To track the movement of their rhodium complexes in vivo, the researchers have equipped the rhodium compounds with light-absorbing dye ligands. The dye complexes are inactive toward cancer cells in the dark, David reported, but when lit up they kill nearby cancer cells. This property could make them useful for imaging tumors and for treating skin cancer and endoscopically accessible tumors. The team previously reported ruthenium complexes with similar properties that are highly toxic to cervical cancer cells (Organometallics 2014, DOI: 10.1021/om500001h)
The Food & Drug Administration’s 1978 approval of cisplatin was a defining moment in modern medicine, Dunbar said. Since then it has saved the lives of many people, particularly testicular and ovarian cancer patients. But the damage it does to the kidneys and other organs and its low specificity for cancer cells remain troubling drawbacks. Indeed, only three metal-based anticancer drugs—all platinum compounds—have ever been approved in the U.S. But a handful of low-toxicity ruthenium compounds being developed by other researchers are now in clinical trials, and Dunbar thinks the rhodium and ruthenium complexes being developed in her group “are looking more and more promising as potential drug candidates.”

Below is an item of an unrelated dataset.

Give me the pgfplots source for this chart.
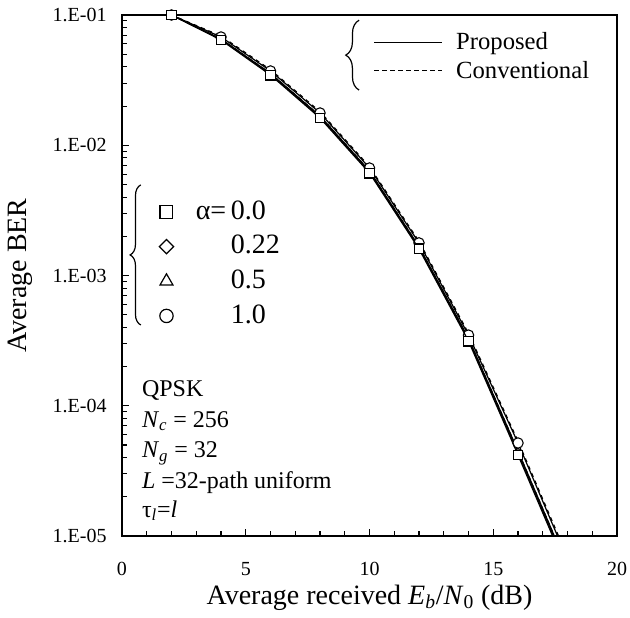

“It’s an exciting time to be working in the field of medicinal inorganic chemistry of anticancer agents” commented Edith C. (Phoebe) Glazer of the University of Kentucky, whose group is developing light-activated ruthenium anticancer agents. The Texas A&M team’s compounds localize to the mitochondria of cancer cells. That observation might help scientists better understand the compounds’ mechanism of action and predict and avoid undesired side effects, Glazer told C&EN.
“A major issue in medicinal inorganic chemistry is the misconception that all metal-based compounds are systemically toxic,” Glazer explained. “The toxicities of inorganic agents, such as cisplatin, are due to their mechanism of action, the same as for organic drugs or biological agents, not to some intrinsic properties of heavy metals. The increasing interest in defining the molecular and cellular effects of cytotoxic inorganic agents should improve confidence in translating compounds from basic science research into preclinical models.”